A canetada de Fux contrariou Toffoli, deixou “estupefatos” ministros e foi duramente criticada pelo presidente da Câmara, Rodrigo Maia (DEM-RJ), que considerou a decisão “desnecessária e desrespeitosa” com o Parlamento. Por outro lado, o ministro da Justiça e Segurança Pública, Sérgio Moro, comemorou. Ele havia recomendado a Bolsonaro o veto ao dispositivo, mas não foi atendido.

‘Autofagia’. A exemplo de Lewandowski, Marco Aurélio também quer que o tema seja analisado pelo plenário da Corte o quanto antes. Na avaliação do ministro, o episódio marca um “círculo vicioso” que causa “descrédito” para o Supremo. “Desgasta barbaramente, só gera insegurança jurídica. Nos ombreamos, não há superioridade hierárquica (entre os ministros) e tudo deve ser feito para preservar a envergadura da cadeira do presidente do STF”, afirmou Marco Aurélio.

“É uma autofagia. Isso só leva ao descrédito da instituição, e é muito ruim porque gera insegurança jurídica. Onde já se viu vice-presidente, no exercício da presidência (no plantão) cassar ato do presidente? Isso é de um descalabro. Por enquanto, ainda não foi eleito presidente (do STF) o ministro Fux, muito menos tomou posse como tal”, acrescentou Marco Aurélio.

Integrantes do STF ouvidos pela reportagem avaliaram que uma das consequências práticas da decisão de Fux, ao derrubar a liminar de Toffoli, foi antecipar a sucessão no tribunal. Fux assumirá o comando do STF apenas em setembro, por um período de dois anos. Procurado pela reportagem, o gabinete de Fux informou que o ministro não se manifestaria.

Grupo. Segundo o Estado apurou, a liminar de Fux também surpreendeu integrantes do grupo de trabalho criado por Toffoli no Conselho Nacional de Justiça (CNJ) para propor uma regulamentação do juiz de garantias. De acordo com o corregedor nacional de Justiça, ministro Humberto Martins, a suspensão da medida, no entanto, não vai afetar o cronograma de atividades.

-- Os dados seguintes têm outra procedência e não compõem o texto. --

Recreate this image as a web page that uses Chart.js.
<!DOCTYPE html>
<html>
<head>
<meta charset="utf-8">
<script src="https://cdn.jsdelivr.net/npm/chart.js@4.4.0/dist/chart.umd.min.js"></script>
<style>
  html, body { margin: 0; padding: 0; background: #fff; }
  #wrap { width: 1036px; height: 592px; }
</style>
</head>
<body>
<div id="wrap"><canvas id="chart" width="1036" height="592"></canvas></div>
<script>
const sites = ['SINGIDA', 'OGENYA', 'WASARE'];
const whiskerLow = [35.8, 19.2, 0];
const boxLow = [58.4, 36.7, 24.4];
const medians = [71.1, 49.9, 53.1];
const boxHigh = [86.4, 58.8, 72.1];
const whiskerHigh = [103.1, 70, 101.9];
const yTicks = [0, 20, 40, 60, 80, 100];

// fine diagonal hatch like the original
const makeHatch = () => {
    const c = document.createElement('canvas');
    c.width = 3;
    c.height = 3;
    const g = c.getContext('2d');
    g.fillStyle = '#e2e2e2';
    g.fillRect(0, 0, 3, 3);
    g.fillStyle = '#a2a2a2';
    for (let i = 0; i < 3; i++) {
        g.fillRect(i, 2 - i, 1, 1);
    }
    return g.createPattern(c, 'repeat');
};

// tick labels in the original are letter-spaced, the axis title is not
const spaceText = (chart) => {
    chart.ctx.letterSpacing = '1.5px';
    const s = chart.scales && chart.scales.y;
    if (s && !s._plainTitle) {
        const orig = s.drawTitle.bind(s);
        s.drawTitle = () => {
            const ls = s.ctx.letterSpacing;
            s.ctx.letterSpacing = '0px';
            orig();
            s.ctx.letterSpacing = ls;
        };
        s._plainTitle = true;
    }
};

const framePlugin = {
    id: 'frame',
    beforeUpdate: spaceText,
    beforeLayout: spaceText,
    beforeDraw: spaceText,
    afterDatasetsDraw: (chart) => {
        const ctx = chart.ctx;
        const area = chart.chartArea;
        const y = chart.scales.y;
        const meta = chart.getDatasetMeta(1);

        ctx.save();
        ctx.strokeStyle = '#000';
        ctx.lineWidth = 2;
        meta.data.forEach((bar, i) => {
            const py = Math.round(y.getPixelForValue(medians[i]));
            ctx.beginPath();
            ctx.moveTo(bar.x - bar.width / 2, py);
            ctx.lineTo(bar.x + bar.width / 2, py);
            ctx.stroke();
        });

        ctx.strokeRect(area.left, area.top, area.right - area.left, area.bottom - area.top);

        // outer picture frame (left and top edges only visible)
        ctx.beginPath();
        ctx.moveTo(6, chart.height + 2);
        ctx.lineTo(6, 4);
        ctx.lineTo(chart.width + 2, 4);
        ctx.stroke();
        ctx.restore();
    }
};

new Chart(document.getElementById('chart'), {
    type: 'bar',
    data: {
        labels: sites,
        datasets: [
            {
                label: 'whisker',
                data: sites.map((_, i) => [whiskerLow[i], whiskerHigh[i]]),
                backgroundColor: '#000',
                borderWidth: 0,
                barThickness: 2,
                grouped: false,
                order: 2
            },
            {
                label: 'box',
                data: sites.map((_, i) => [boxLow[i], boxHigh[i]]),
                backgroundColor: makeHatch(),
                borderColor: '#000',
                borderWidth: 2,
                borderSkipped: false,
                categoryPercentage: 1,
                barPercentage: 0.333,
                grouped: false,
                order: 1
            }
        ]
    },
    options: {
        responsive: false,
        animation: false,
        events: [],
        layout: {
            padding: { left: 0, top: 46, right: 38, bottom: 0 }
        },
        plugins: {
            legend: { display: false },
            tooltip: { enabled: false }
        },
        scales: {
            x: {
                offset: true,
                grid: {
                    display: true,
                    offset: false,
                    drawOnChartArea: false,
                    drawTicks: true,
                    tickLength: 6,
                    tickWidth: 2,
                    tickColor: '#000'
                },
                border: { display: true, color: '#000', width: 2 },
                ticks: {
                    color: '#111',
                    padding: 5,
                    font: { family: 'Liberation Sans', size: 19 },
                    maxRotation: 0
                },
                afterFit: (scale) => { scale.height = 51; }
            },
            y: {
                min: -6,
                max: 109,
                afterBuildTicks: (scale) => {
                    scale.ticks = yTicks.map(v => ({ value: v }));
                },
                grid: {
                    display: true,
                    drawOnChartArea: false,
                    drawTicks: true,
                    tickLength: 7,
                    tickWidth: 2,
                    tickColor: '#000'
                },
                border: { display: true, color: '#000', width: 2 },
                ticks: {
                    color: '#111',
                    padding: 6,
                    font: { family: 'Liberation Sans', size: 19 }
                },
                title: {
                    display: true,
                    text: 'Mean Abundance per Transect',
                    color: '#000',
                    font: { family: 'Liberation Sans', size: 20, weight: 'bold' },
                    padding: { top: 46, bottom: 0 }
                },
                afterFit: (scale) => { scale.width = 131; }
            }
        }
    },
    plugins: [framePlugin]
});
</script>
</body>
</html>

“Todas as providências serão adotadas e, no prazo determinado pelo ministro Toffoli, será entregue o ato normativo. A decisão do ministro Fux, liminarmente, no exercício da presidência do Supremo, não afeta o cronograma de trabalho”, disse Martins. A equipe deve concluir as funções em 29 de fevereiro.

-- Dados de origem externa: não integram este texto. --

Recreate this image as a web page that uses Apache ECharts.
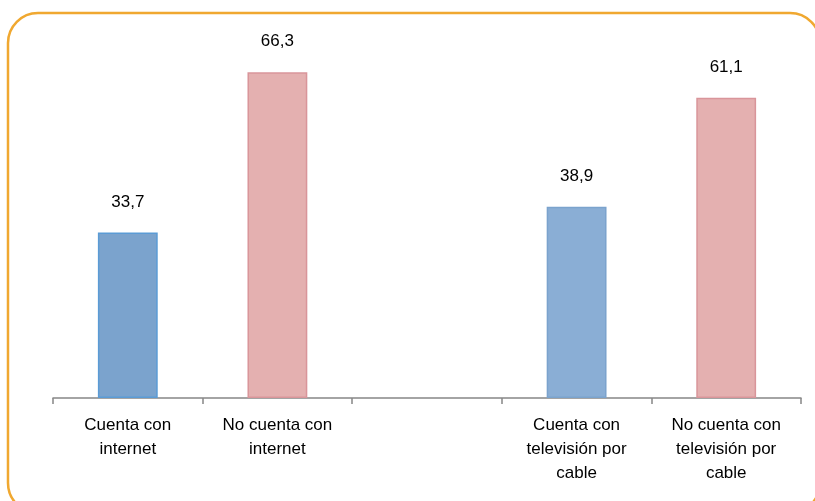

Em despacho de 43 páginas, Fux apontou a ausência de recursos previstos para a adoção da medida e a falta de estudos sobre o impacto do juiz de garantias no combate à criminalidade. “Observo que se deixaram lacunas tão consideráveis na legislação, que o próprio Poder Judiciário nem sequer sabe como as novas medidas deverão ser adequadamente implementadas”, escreveu o vice-presidente do Supremo.

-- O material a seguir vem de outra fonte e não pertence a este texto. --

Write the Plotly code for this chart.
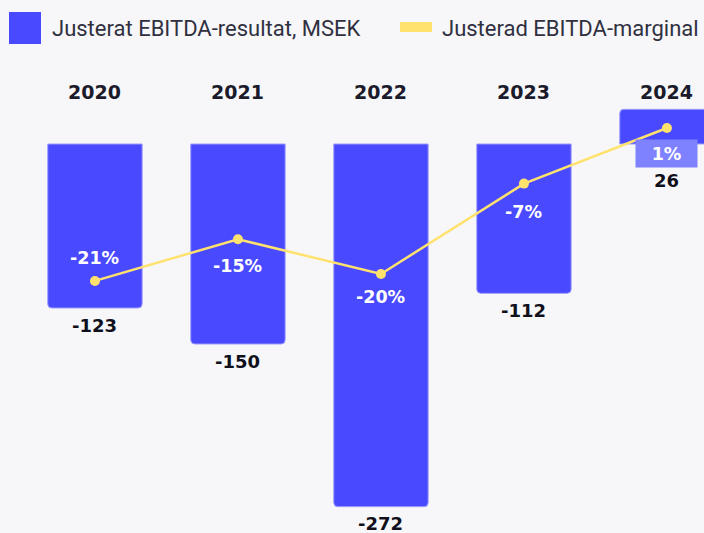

Fux assumiu o plantão do tribunal no domingo passado, com as férias de Toffoli, e vai seguir responsável pelos casos do tribunal considerados urgentes até a próxima quarta-feira. A decisão foi tomada em uma ação da Associação Nacional dos Membros do Ministério Público (Conamp) contra a criaçso do juiz de garantias.

Repercussão

“Isso só leva ao descrédito da instituição, e é muito ruim porque gera insegurança jurídica. Onde já se viu vice-presidente, no exercício da presidência, cassar ato do presidente? Isso é de um descalabro.”

Marco Aurélio Mello

MINISTRO DO SUPREMO

“O Supremo precisa manifestar-se o quanto antes sobre a constitucionalidade do juiz de garantias, em favor da segurança jurídica, não lhe cabendo fazer qualquer consideração acerca de sua conveniência.”

Ricardo Lewandowski

MINISTRO DO SUPREMO

CRONOLOGIA

Da Congresso ao Supremo

11 de dezembro Aprovação

Com alterações em relação à proposta enviada por Sérgio Moro, Lei Anticrime é aprovada no Congresso.

24 de dezembro Sanção

Com 25 vetos, o texto é sancionado pelo presidente Jair Bolsonaro, mantendo o juiz de garantias.

15 de janeiro Prazo

Presidente do STF, Dias Toffoli adia em 6 meses a vigência do juiz de garantias.

22 de janeiro Suspensão

Em decisão liminar, o ministro Luiz Fux suspende a adoção do juiz de garantias por prazo indeterminado.